Elle a écrit ces lignes chez elle dans le plus grand secret pendant six mois, sur un ordinateur qu’elle avait pris soin de ne relier à aucune connexion. Pendant toute cette période, François Hollande lui envoyait des fleurs, multipliait les invitations à dîner et envahissait son téléphone de messages. Elle en a dressé l’inventaire minutieux. Jusqu’à vingt-sept en une journée, certains datés du jour de commémoration du D-Day quand le président de la République accueillait Barack Obama et Vladimir Poutine.

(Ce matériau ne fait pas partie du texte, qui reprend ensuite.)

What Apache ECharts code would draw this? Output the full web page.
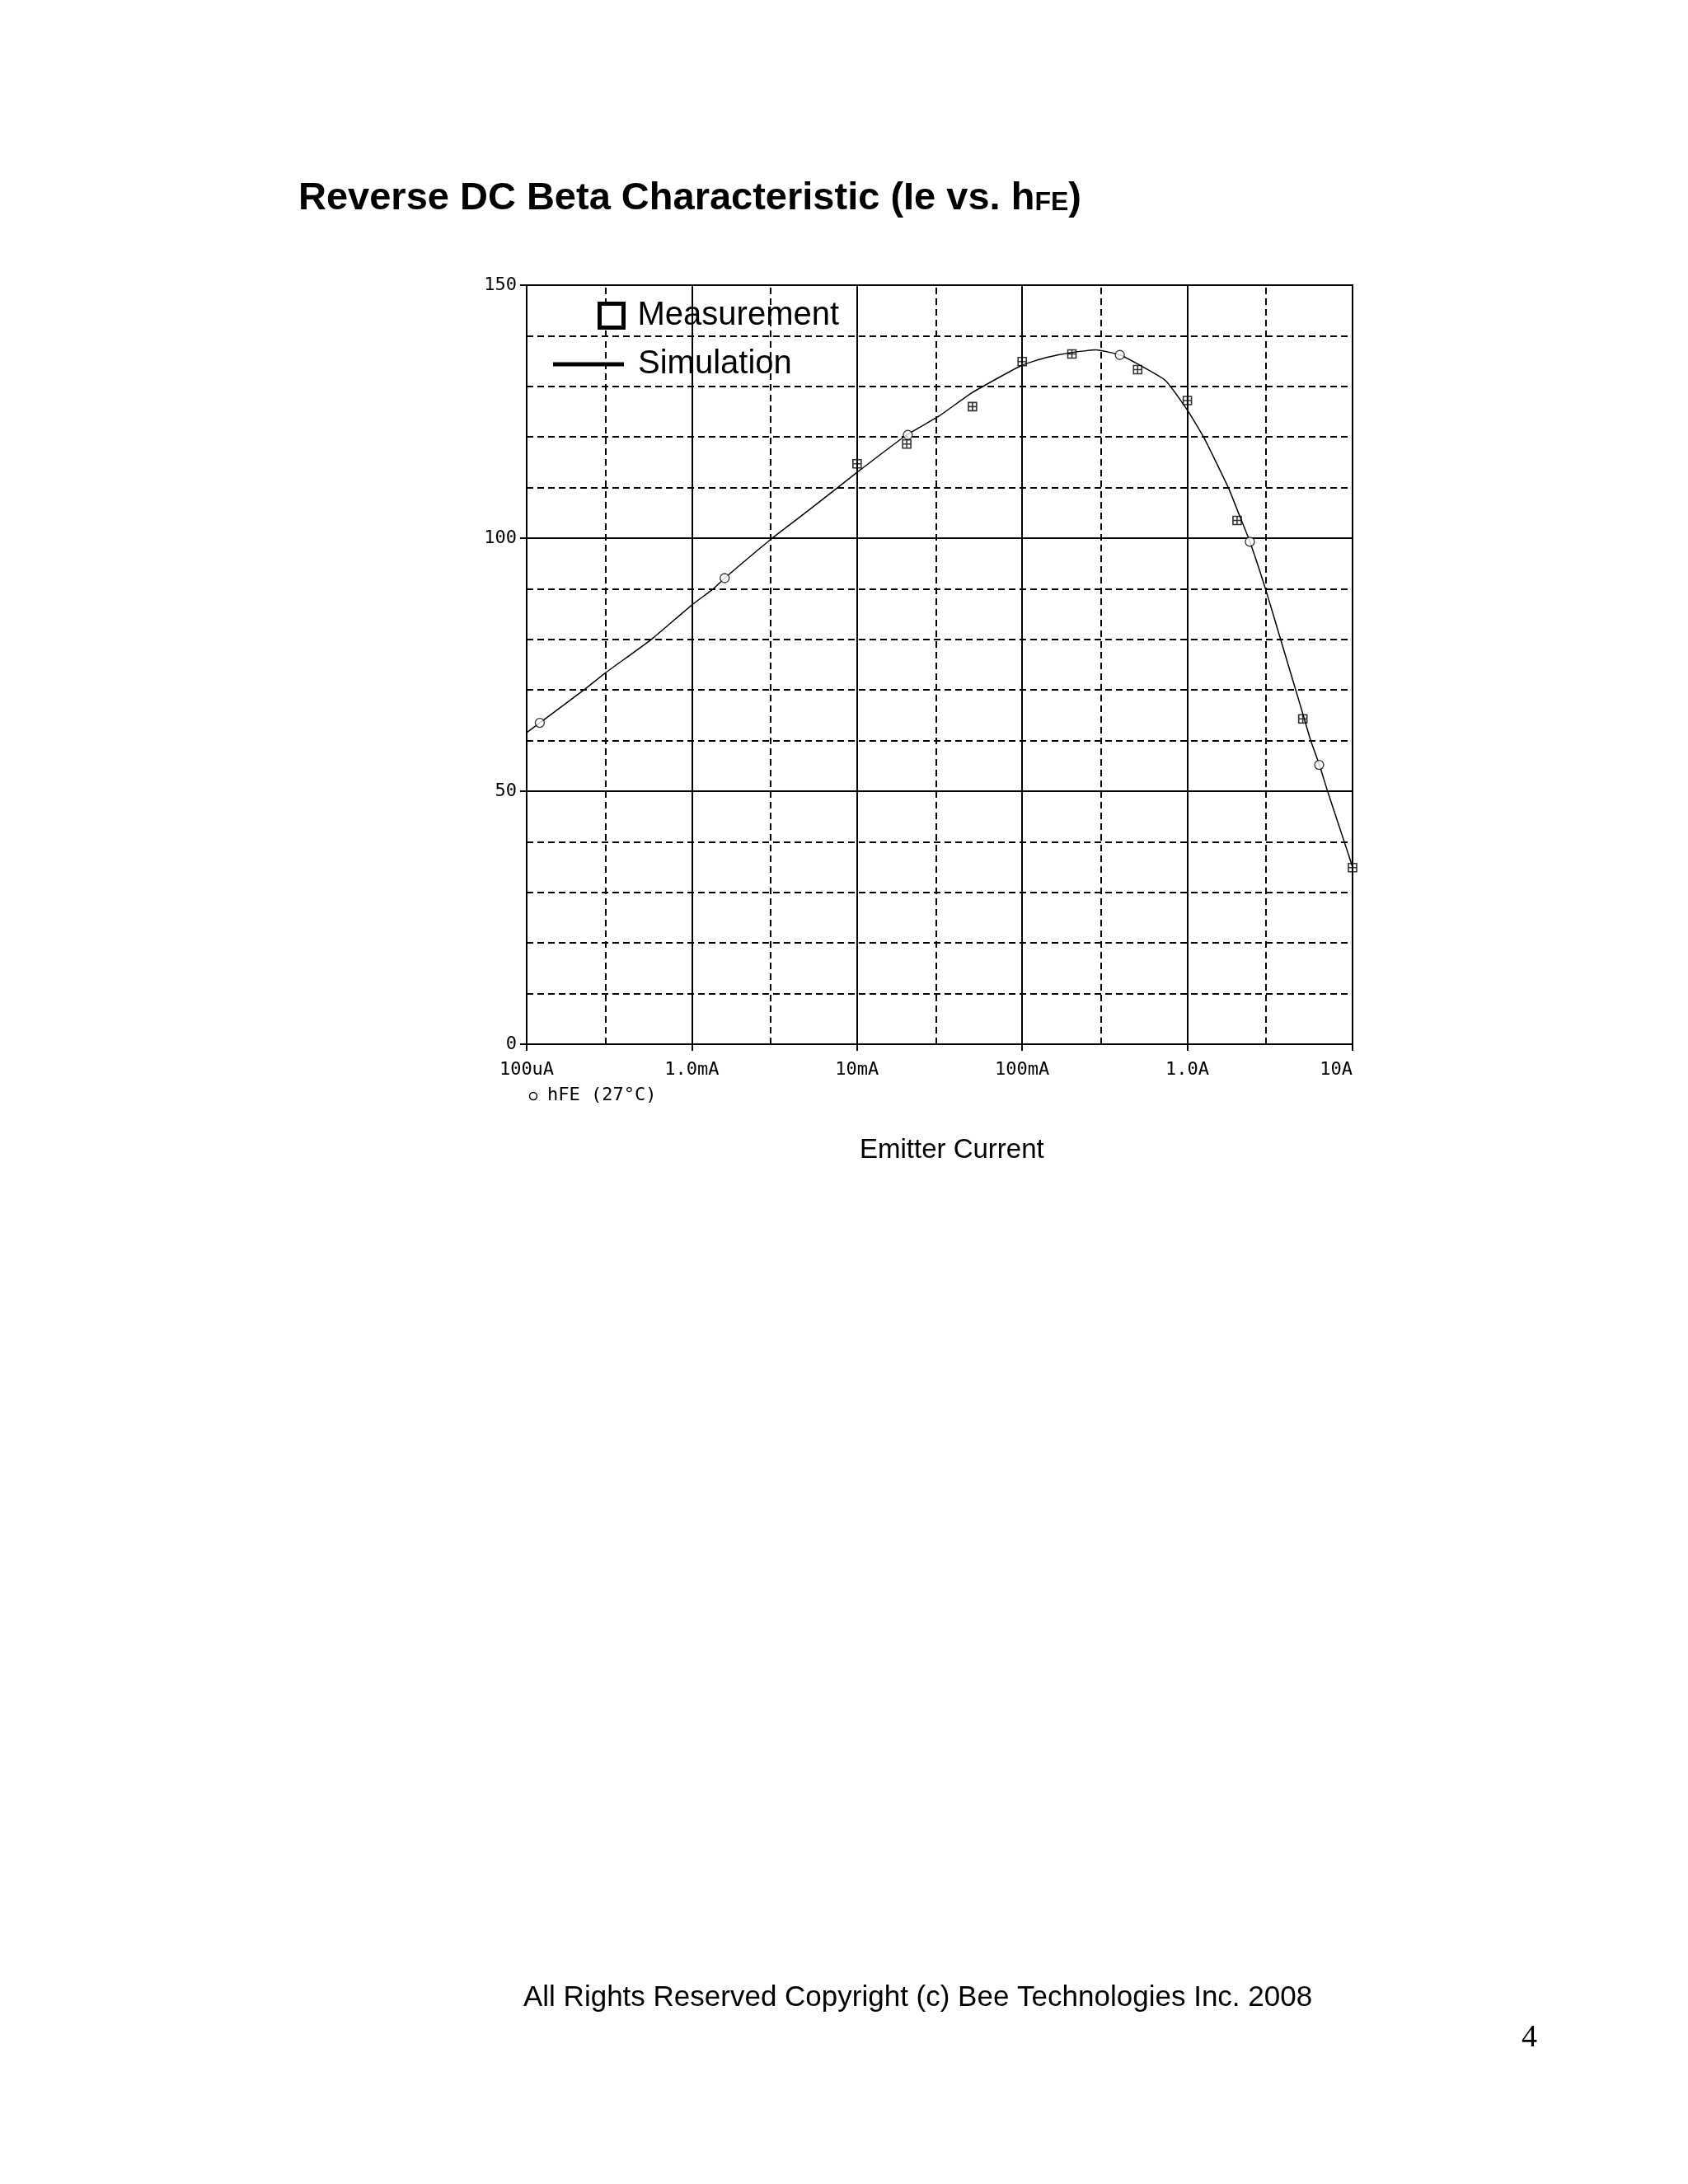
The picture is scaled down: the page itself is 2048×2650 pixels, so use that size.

Un autre, le 12 août où il lui propose de fêter avec lui l’anniversaire de ses 60 ans, alors que la rumeur lui prêtait l’intention d’officialiser ce jour-là sa liaison avec Julie Gayet. " C’est à toi de me dire oui ", lui écrit-il.
A deux reprises pendant son quinquennat, François Hollande avait affirmé que " les affaires privées se règlent en privé ". C’est sa conviction profonde mais tout lui échappe. Merci pour ce moment est une réponse en 330 pages aux " dix-huit mots glacés " par lesquels le président de la République a signifié, par un communiqué qu’il a lui-même dicté à l’AFP, son congé à sa compagne.
Ces deux personnages jouent dans le même théâtre, dévorés par le même Moloch médiatique. Elle a été l’accusée, elle prend le monde à témoin de son droit à la défense. Elle s’expose, elle l’expose. A humiliation et répudiation en mondovision, revanche publique.